Durante a entrevista, Nelson disse que não ouviu o aviso do comerciante Oswaldo Rodi.

— Absolutamente nada ouvi e perto de mim estava o senhor Justino que é vizinho da vítima e nada me avisou. Foi para mim uma tragédia. Não posso compreender como aconteceu.

Os últimos dias

A cirurgia realizada pela equipe médica do Hospital Marieta Konder Bornhausen foi bem-sucedida. Quico chegou a receber parentes e amigos na semana seguinte. No entanto, os médicos não conseguiram parar a hemorragia no intestino. O jovem foi transferido para a Clínica São Sebastião, em Florianópolis.

Quico lutou por mais de um mês. Infelizmente a mesma hemorragia no intestino continuou e o jovem faleceu no dia 2 de outubro de 1961, 43 dias após ser baleado em Navegantes. Ele deixou um filho de menos de um ano e a esposa, que hoje residem em Blumenau.  

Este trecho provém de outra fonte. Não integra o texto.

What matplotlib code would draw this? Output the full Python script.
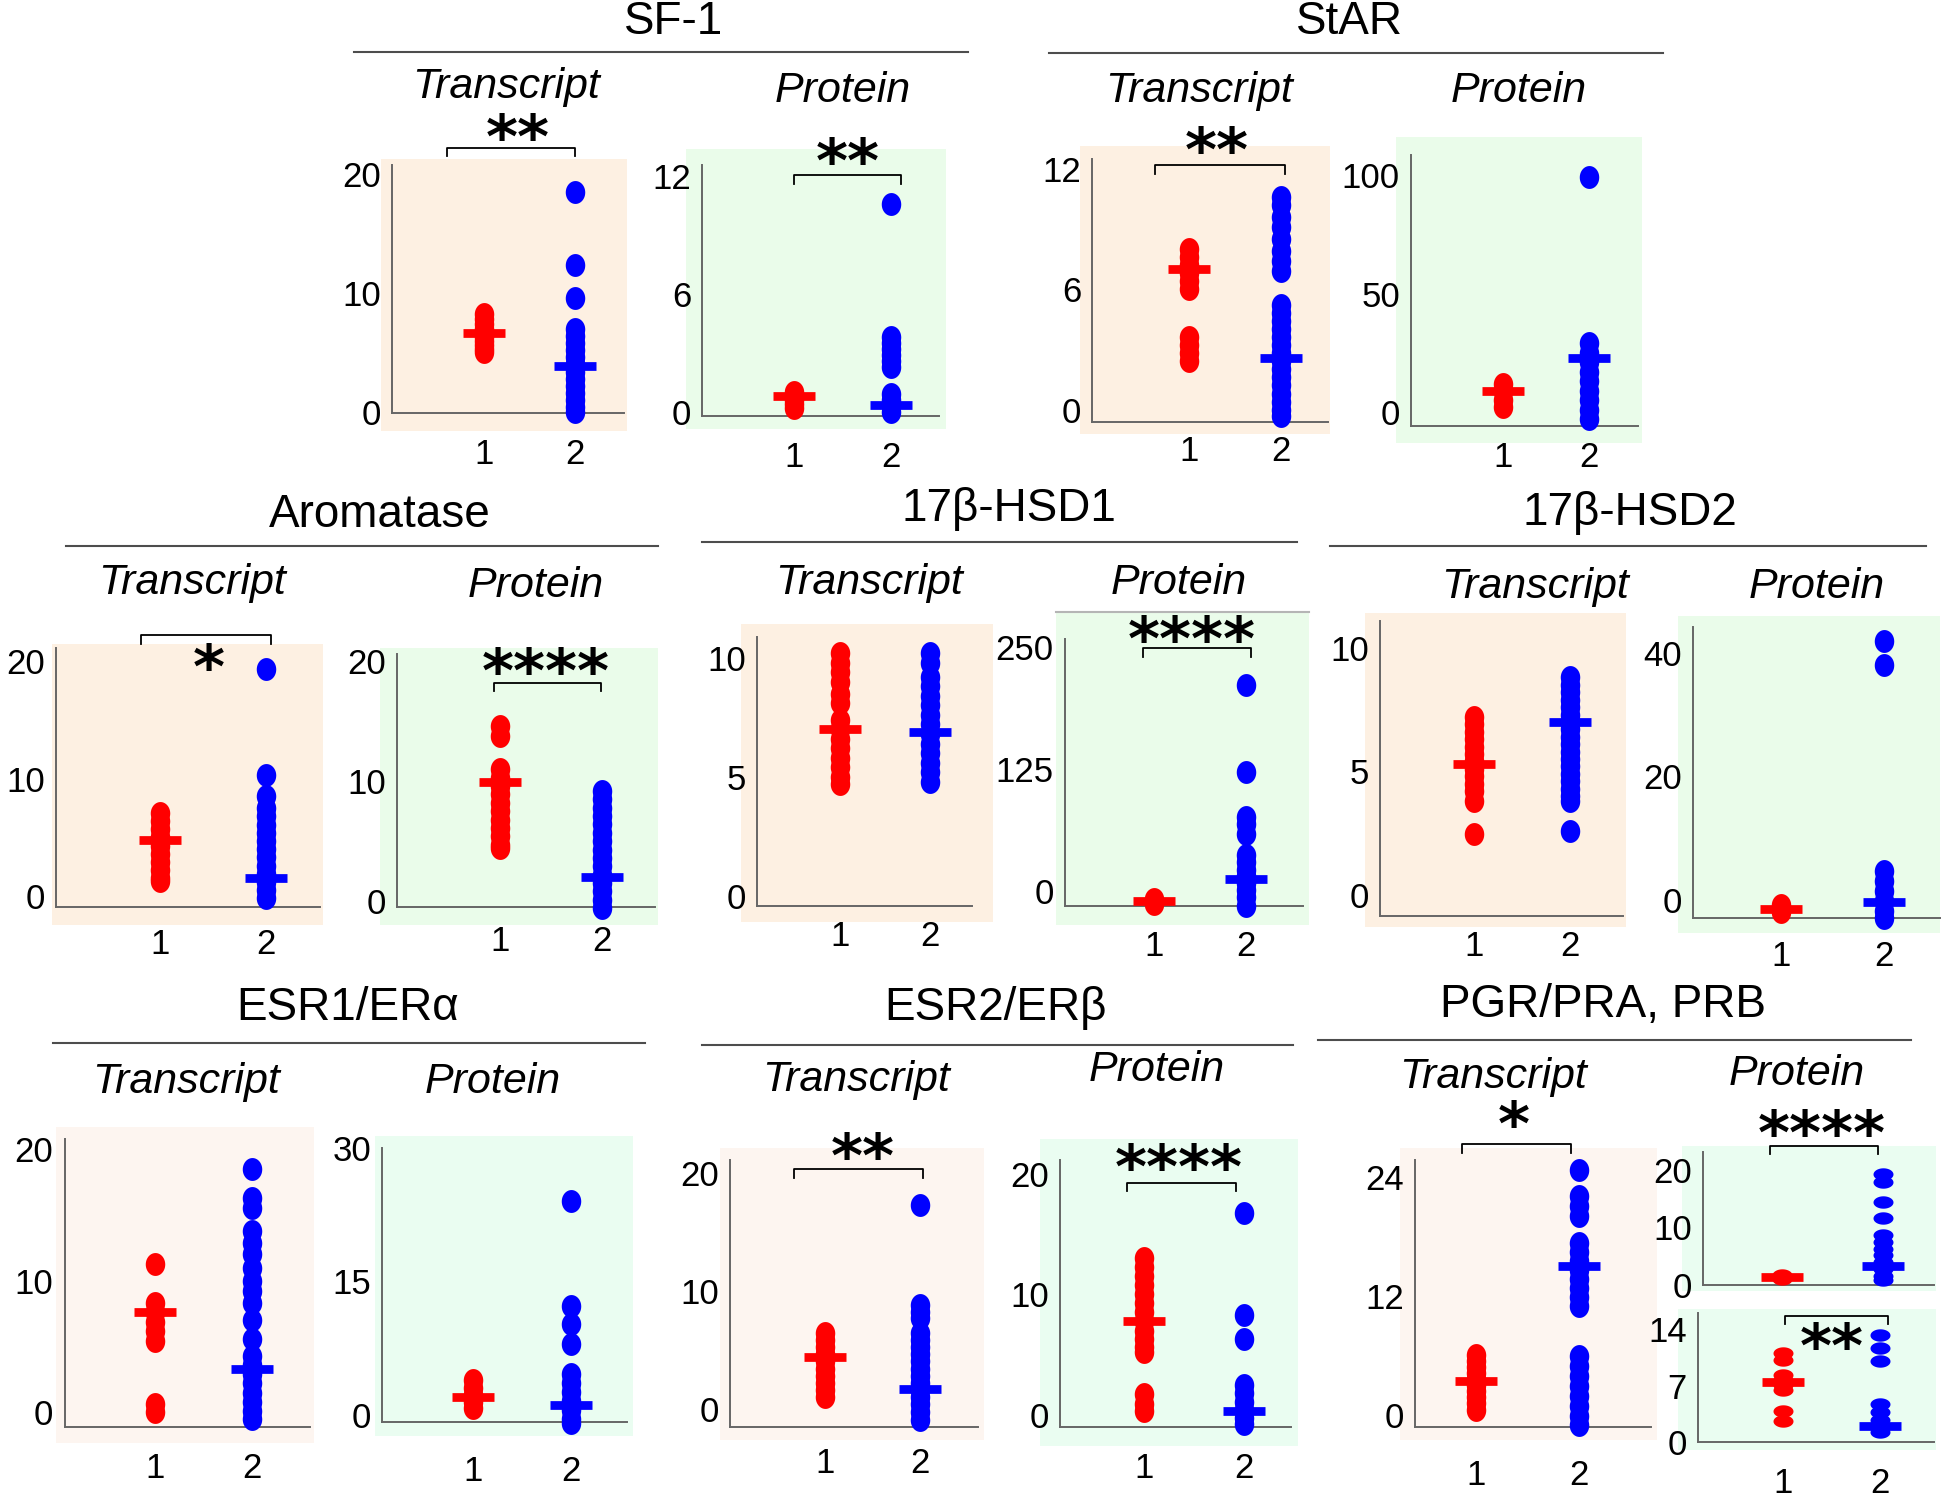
import numpy as np
import matplotlib.pyplot as plt
from matplotlib.path import Path
from matplotlib.patches import Rectangle
from matplotlib.lines import Line2D

plt.rcParams['font.family'] = ['Liberation Sans', 'DejaVu Sans']

# values: group 1 (red), group 2 (blue), bar levels [g1, g2]
sf1_tr_g1 = [8.2, 7.8, 7.4, 7.0, 6.6, 6.3, 6.0, 5.6, 5.3, 5.0]
sf1_tr_g2 = [18.5, 12.3, 9.6, 7.0, 6.4, 5.8, 5.2, 4.6, 4.0, 3.4, 2.8, 2.2, 1.6, 1.0, 0.4, 0.0]
sf1_tr_bar = [6.6, 3.9]
sf1_pr_g1 = [1.0, 0.8, 0.6, 0.4, 0.2]
sf1_pr_g2 = [10.6, 3.8, 3.5, 3.2, 2.9, 2.6, 2.3, 0.9, 0.6, 0.3, 0.0]
sf1_pr_bar = [0.8, 0.35]

star_tr_g1 = [8.0, 7.6, 7.2, 6.8, 6.4, 6.0, 3.6, 3.2, 2.8, 2.4]
star_tr_g2 = [10.6, 10.2, 9.6, 9.1, 8.5, 7.9, 7.4, 6.9, 5.2, 4.8, 4.4, 4.0, 3.6, 3.2,
              2.8, 2.4, 2.0, 1.6, 1.2, 0.8, 0.4, 0.0, -0.3]
star_tr_bar = [7.0, 2.55]
star_pr_g1 = [12, 9, 5, 2]
star_pr_g2 = [99, 29, 25, 21, 17, 13, 9, 5, 1, -3]
star_pr_bar = [9, 23]

arom_tr_g1 = [7.1, 6.4, 5.7, 5.0, 4.3, 3.6, 2.9, 2.2, 1.5, 1.3]
arom_tr_g2 = [19.4, 10.3, 8.5, 7.5, 6.8, 6.1, 5.4, 4.7, 4.0, 3.3, 2.6, 1.9, 1.2, 0.5, -0.2]
arom_tr_bar = [4.8, 1.5]
arom_pr_g1 = [14.6, 13.8, 11.0, 10.3, 9.6, 8.9, 8.2, 7.5, 6.8, 6.1, 5.4, 4.7, 4.4]
arom_pr_g2 = [9.2, 8.5, 7.8, 7.1, 6.4, 5.7, 5.0, 4.3, 3.6, 2.9, 2.2, 1.5, 0.8, 0.1, -0.6]
arom_pr_bar = [9.9, 2.0]

hsd1_tr_g1 = [10.2, 9.8, 9.4, 9.0, 8.5, 8.1, 7.4, 7.0, 6.6, 6.2, 5.8, 5.4, 5.0, 4.7]
hsd1_tr_g2 = [10.2, 9.8, 9.2, 8.8, 8.4, 8.0, 7.6, 7.2, 6.8, 6.4, 6.0, 5.6, 5.2, 4.8]
hsd1_tr_bar = [7.0, 6.9]
hsd1_pr_g1 = [-8, -13]
hsd1_pr_g2 = [211, 122, 76, 69, 58, 37, 30, 22, 15, 8, 1, -6, -15]
hsd1_pr_bar = [-10, 12.6]

hsd2_tr_g1 = [7.2, 6.9, 6.6, 6.3, 6.0, 5.7, 5.4, 5.1, 4.8, 4.5, 4.2, 3.8, 2.45]
hsd2_tr_g2 = [8.8, 8.5, 8.2, 7.9, 7.6, 7.3, 7.0, 6.7, 6.4, 6.1, 5.8, 5.5, 5.2, 4.9,
              4.6, 4.3, 4.0, 3.8, 2.6]
hsd2_tr_bar = [5.3, 7.0]
hsd2_pr_g1 = [-0.8, -2.0]
hsd2_pr_g2 = [41.9, 38.1, 4.6, 3.0, 1.4, -0.2, -1.8, -3.0]
hsd2_pr_bar = [-1.5, -0.4]

esr1_tr_g1 = [11.3, 8.3, 7.6, 6.9, 6.2, 5.4, 0.6, 0.0]
esr1_tr_g2 = [18.5, 16.3, 15.5, 13.8, 12.9, 12.0, 11.0, 10.0, 9.2, 8.3, 7.0, 5.6, 4.3,
              3.6, 2.9, 2.2, 1.5, 0.8, 0.1, -0.5]
esr1_tr_bar = [7.6, 3.3]
esr1_pr_g1 = [3.9, 3.0, 2.2, 1.5, 0.8]
esr1_pr_g2 = [24.0, 12.2, 10.2, 8.0, 4.6, 3.6, 2.6, 1.6, 0.6, -0.4, -0.9]
esr1_pr_bar = [2.0, 1.1]

esr2_tr_g1 = [6.4, 5.8, 5.2, 4.6, 4.0, 3.4, 2.8, 2.2, 1.6, 1.0]
esr2_tr_g2 = [17.3, 8.8, 8.2, 7.7, 6.4, 5.8, 5.2, 4.6, 4.0, 3.4, 2.8, 2.2, 1.6, 1.0,
              0.4, -0.3, -1.0]
esr2_tr_bar = [4.4, 1.7]
esr2_pr_g1 = [13.0, 12.3, 11.5, 10.8, 10.0, 9.3, 8.5, 7.8, 7.0, 6.3, 5.6, 5.2, 1.7, 0.9, 0.3]
esr2_pr_g2 = [16.8, 8.3, 6.3, 2.5, 1.8, 1.1, 0.4, -0.3, -0.8]
esr2_pr_bar = [7.8, 0.3]

pgr_tr_g1 = [6.0, 5.4, 4.8, 4.2, 3.6, 3.0, 2.4, 1.8, 1.2, 0.5]
pgr_tr_g2 = [24.7, 22.0, 21.0, 20.0, 17.3, 16.4, 15.5, 14.6, 13.7, 12.8, 11.9, 11.0,
             5.9, 4.9, 3.9, 2.9, 1.9, 0.9, -0.1, -1.0]
pgr_tr_bar = [3.4, 15.0]
pra_pr_g1 = [1.0, 1.6]
pra_pr_g2 = [19.4, 18.0, 14.5, 11.6, 8.7, 7.5, 6.3, 5.1, 3.9, 2.7, 1.5, 0.8]
pra_pr_bar = [1.4, 3.3]
prb_pr_g1 = [11.0, 10.2, 8.3, 7.7, 7.1, 6.5, 3.9, 2.6]
prb_pr_g2 = [13.2, 11.6, 10.0, 4.7, 3.7, 2.8, 2.0, 1.2]
prb_pr_bar = [7.5, 2.0]

W, H = 1946, 1496
K = W / 1568.0   # layout numbers below are in preview pixels
TICK_FS = 25

fig = plt.figure(figsize=(W / 100, H / 100), dpi=100)


def fx(x):
    return x * K / W


def fy(y):
    return 1 - y * K / H


theta = np.linspace(0, 2 * np.pi, 48)
tall_dot = Path(np.column_stack([0.85 * np.cos(theta), np.sin(theta)]))
flat_dot = Path(np.column_stack([np.cos(theta), 0.62 * np.sin(theta)]))

PEACH = '#fdf0e2'
GREEN = '#eafcea'
PINK = '#fdf5f0'
MINT = '#eafdf1'


def panel(g1, g2, bar, bg, box, px, ticks, col, lab_y=None, dot=tall_dot, ms=16.5):
    x0, y0, x1, y1 = bg
    fig.add_artist(Rectangle((fx(x0), fy(y1)), fx(x1) - fx(x0), fy(y0) - fy(y1),
                             transform=fig.transFigure, facecolor=col,
                             edgecolor='none', zorder=-1))
    left, top, right, bottom = box
    ax = fig.add_axes([fx(left), fy(bottom), fx(right) - fx(left), fy(top) - fy(bottom)])
    ax.patch.set_visible(False)
    p1, p2 = px
    u = p2 - p1
    ax.set_xlim(1 - (p1 - left) / u, 2 + (right - p2) / u)
    t0, tt, vals = ticks
    s = (t0 - tt) / vals[-1]
    ax.set_ylim((t0 - bottom) / s, (t0 - top) / s)
    ax.plot(np.ones(len(g1)), g1, ls='none', marker=dot, ms=ms, mfc='#ff0000',
            mec='none', clip_on=False, zorder=3)
    ax.plot(np.full(len(g2), 2), g2, ls='none', marker=dot, ms=ms, mfc='#0000ff',
            mec='none', clip_on=False, zorder=4)
    hw = 21 / (u * K)
    ax.hlines(bar, [1 - hw, 2 - hw], [1 + hw, 2 + hw], colors=['#ff0000', '#0000ff'],
              lw=6.3, zorder=5)
    for side in ('top', 'right'):
        ax.spines[side].set_visible(False)
    for side in ('left', 'bottom'):
        ax.spines[side].set_color('#666666')
        ax.spines[side].set_linewidth(1.4)
    ax.set_yticks(vals)
    ax.set_yticklabels([str(v) for v in vals])
    ax.tick_params(axis='y', length=0, pad=8, labelsize=TICK_FS)
    if lab_y is None:
        ax.set_xticks([])
    else:
        ax.set_xticks([1, 2])
        ax.set_xticklabels(['1', '2'])
        em = TICK_FS * 100 / 72
        pad = ((lab_y - bottom) * K - 0.37 * em) * 72 / 100
        ax.tick_params(axis='x', length=0, pad=pad, labelsize=TICK_FS)
    return ax


def header(name, cx, cy, x0, x1, ly):
    fig.text(fx(cx), fy(cy), name, fontsize=33, ha='center', va='center')
    fig.add_artist(Line2D([fx(x0), fx(x1)], [fy(ly), fy(ly)], color='#4d4d4d', lw=1.5))


def sub(label, cx, cy):
    fig.text(fx(cx), fy(cy), label, fontsize=31, style='italic', ha='center', va='center')


def bracket(x0, x1, y, stars, sx, sy):
    d = 7
    fig.add_artist(Line2D([fx(x0), fx(x0), fx(x1), fx(x1)],
                          [fy(y + d), fy(y), fy(y), fy(y + d)], color='black', lw=1.3))
    fs = 44
    em = fs * 100 / 72
    fig.text(fx(sx), fy(sy + 0.5 * em / K), stars, fontsize=fs, family='DejaVu Sans',
             fontweight='bold', ha='center', va='baseline')


# ---- row 1
header('SF-1', 543, 18, 285, 780, 42)
header('StAR', 1087, 18, 845, 1340, 43)
sub('Transcript', 408, 70); sub('Protein', 679, 73)
sub('Transcript', 966, 73); sub('Protein', 1224, 73)
panel(sf1_tr_g1, sf1_tr_g2, sf1_tr_bar, (307, 128, 505, 347), (316, 133, 503, 333),
      (390, 463), (332, 140, [0, 10, 20]), PEACH, 363)
panel(sf1_pr_g1, sf1_pr_g2, sf1_pr_bar, (553, 120, 762, 346), (566, 133, 757, 335),
      (640, 718), (332, 142, [0, 6, 12]), GREEN, 366)
panel(star_tr_g1, star_tr_g2, star_tr_bar, (870, 118, 1072, 350), (880, 128, 1070, 340),
      (958, 1032), (330, 136, [0, 6, 12]), PEACH, 361)
panel(star_pr_g1, star_pr_g2, star_pr_bar, (1125, 110, 1323, 357), (1137, 125, 1320, 343),
      (1211, 1280), (332, 141, [0, 50, 100]), GREEN, 366)
bracket(360, 463, 119, '**', 417, 103)
bracket(640, 726, 141, '**', 683, 122)
bracket(931, 1035, 133, '**', 980, 113)

# ---- row 2
header('Aromatase', 306, 415, 53, 530, 440)
header('17\u03b2-HSD1', 813, 410, 566, 1045, 437)
header('17\u03b2-HSD2', 1313, 413, 1072, 1552, 440)
sub('Transcript', 155, 470); sub('Protein', 432, 472)
sub('Transcript', 700, 470); sub('Protein', 950, 470)
sub('Transcript', 1237, 473); sub('Protein', 1464, 473)
panel(arom_tr_g1, arom_tr_g2, arom_tr_bar, (42, 519, 260, 745), (45, 522, 258, 731),
      (129, 214), (722, 533, [0, 10, 20]), PEACH, 758)
panel(arom_pr_g1, arom_pr_g2, arom_pr_bar, (306, 522, 530, 745), (320, 527, 528, 731),
      (403, 485), (726, 533, [0, 10, 20]), GREEN, 756)
panel(hsd1_tr_g1, hsd1_tr_g2, hsd1_tr_bar, (597, 503, 800, 743), (610, 513, 783, 730),
      (677, 749), (722, 530, [0, 5, 10]), PEACH, 752)
panel(hsd1_pr_g1, hsd1_pr_g2, hsd1_pr_bar, (851, 492, 1055, 745), (858, 515, 1050, 730),
      (930, 1004), (718, 521, [0, 125, 250]), GREEN, 760)
fig.add_artist(Line2D([fx(851), fx(1055)], [fy(493), fy(493)], color='#b5b5b5', lw=1.5))
panel(hsd2_tr_g1, hsd2_tr_g2, hsd2_tr_bar, (1100, 494, 1310, 747), (1112, 500, 1308, 738),
      (1188, 1265), (721, 522, [0, 5, 10]), PEACH, 760)
panel(hsd2_pr_g1, hsd2_pr_g2, hsd2_pr_bar, (1352, 496, 1563, 752), (1364, 505, 1563, 740),
      (1435, 1518), (725, 526, [0, 20, 40]), GREEN, 768)
bracket(114, 218, 512, '*', 168, 530)
bracket(398, 484, 550, '****', 440, 533)
bracket(921, 1008, 522, '****', 960, 507)

# ---- row 3
header('ESR1/ER\u03b1', 280, 812, 43, 520, 840)
header('ESR2/ER\u03b2', 802, 812, 566, 1042, 842)
header('PGR/PRA, PRB', 1292, 810, 1062, 1540, 838)
sub('Transcript', 150, 872); sub('Protein', 397, 872)
sub('Transcript', 690, 870); sub('Protein', 932, 862)
sub('Transcript', 1203, 868); sub('Protein', 1448, 865)
panel(esr1_tr_g1, esr1_tr_g2, esr1_tr_bar, (45, 908, 253, 1163), (52, 918, 250, 1150),
      (125, 203), (1138, 926, [0, 10, 20]), PINK, 1180)
panel(esr1_pr_g1, esr1_pr_g2, esr1_pr_bar, (302, 915, 510, 1157), (308, 925, 505, 1146),
      (381, 460), (1140, 920, [0, 15, 30]), MINT, 1183)
panel(esr2_tr_g1, esr2_tr_g2, esr2_tr_bar, (580, 925, 793, 1160), (588, 935, 788, 1150),
      (665, 741), (1135, 945, [0, 10, 20]), PINK, 1176)
panel(esr2_pr_g1, esr2_pr_g2, esr2_pr_bar, (838, 918, 1046, 1165), (854, 935, 1040, 1150),
      (922, 1002), (1140, 946, [0, 10, 20]), MINT, 1180)
panel(pgr_tr_g1, pgr_tr_g2, pgr_tr_bar, (1128, 925, 1335, 1160), (1140, 935, 1330, 1150),
      (1189, 1272), (1140, 948, [0, 12, 24]), PINK, 1186)
panel(pra_pr_g1, pra_pr_g2, pra_pr_bar, (1355, 923, 1560, 1040), (1372, 928, 1558, 1035),
      (1436, 1517), (1035, 943, [0, 10, 20]), MINT, None, flat_dot, 14.4)
panel(prb_pr_g1, prb_pr_g2, prb_pr_bar, (1352, 1055, 1560, 1168), (1368, 1058, 1558, 1162),
      (1437, 1515), (1163, 1071, [0, 7, 14]), MINT, 1192, flat_dot, 14.4)
bracket(640, 744, 942, '**', 695, 924)
bracket(908, 996, 953, '****', 950, 933)
bracket(1178, 1266, 922, '*', 1220, 898)
bracket(1426, 1513, 923, '****', 1468, 905)
bracket(1438, 1521, 1060, '**', 1476, 1077)

fig.savefig('out.png', dpi=100)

Com 17 anos, Quico começou a jogar na Sociedade Recreativa Navegantes. Meio-campista brilhante, carreira foi interrompida precocemente. Crédito: Hemeroteca Digital Catarinense

Um craque dentro e fora de campo

Quem conheceu o Quico guarda até hoje a lembrança de um jovem calmo, um marido exemplar, um pai carinhoso, “um amigo no verdadeiro sentido da palavra”, como definiu a coluna “Varandão da Saudade”, do jornal “A Folha de Navegantes”, de 18 de outubro de 1980.

Quico começou a jogar futebol muito cedo e logo se destacou como um meio-campista fora de série. Em 1955, o técnico Júlio Horácio da Silva, o Zicão, ficou impressionado com o talento do jovem de 17 anos e o convidou para jogar na Sociedade Recreativa Navegantes.

 O talento de Quico chamou atenção também do técnico do Clube Náutico Almirante Barroso, Roland Schneider, que o chamou para jogar no time de Itajaí em 1956. Pelo Barroso, Quico disputou o Campeonato Catarinense de Futebol e foi campeão da Liga Itajaiense de Desportos (LID) de 1959. Outros times catarinenses tentaram contratar o meio-campista, mas a amizade que Quico tinha com o técnico Roland Schneider foi mais forte e ele preferiu ficar no Barroso.

Para ter uma ideia da fama do meio-campista, ele foi considerado pela crônica esportiva de Santa Catarina da época, um dos melhores jogadores na sua posição. Além do talento, Quico chamava atenção pelo seu comportamento exemplar dentro de campo. Ele nunca foi expulso de uma partida de futebol.

O ex-vereador Celso Antônio dos Passos tinha seis anos quando o irmão faleceu. Apesar de não se lembrar do que aconteceu, Celso cresceu ouvindo a história do irmão, que segundo ele, despertou o interesse do Fluminense, que conquistou o título da Libertadores pela 1ª vez no último sábado (4).

— Naquela época, o jogador de futebol não dava muito dinheiro, então tinha que jogar e trabalhar. Ele trabalhava no Banco Inco e jogava no Barroso pelo profissional. Pelo que os boleiros, os craques de bola diziam, ele era realmente um craque. Ele jogou no Barroso, na seleção catarinense e teve proposta para ir para o Fluminense. Não quis por conta de ter recém-casado e queria ficar na região — recorda.

Ele disse que a morte do irmão abalou Navegantes.

— A cidade toda se comoveu. O Quico era um ídolo. Não só isso, era um exemplo de pessoa, de pai — completou Celso.

O comissário Nelson Ricardo da Silva continuou na polícia. Segundo a família, Quico permaneceu consciente a maior parte do tempo que ficou internado e perdoou o comissário. Em 1963, a Câmara de Vereadores de Navegantes aprovou um projeto de lei que nomeou uma rua em sua homenagem. A rua Arnaldo Passos é hoje sede do Ginásio Municipal de Esportes e do Estádio Cirino Adolfo Cabral, sede do União Futebol Clube.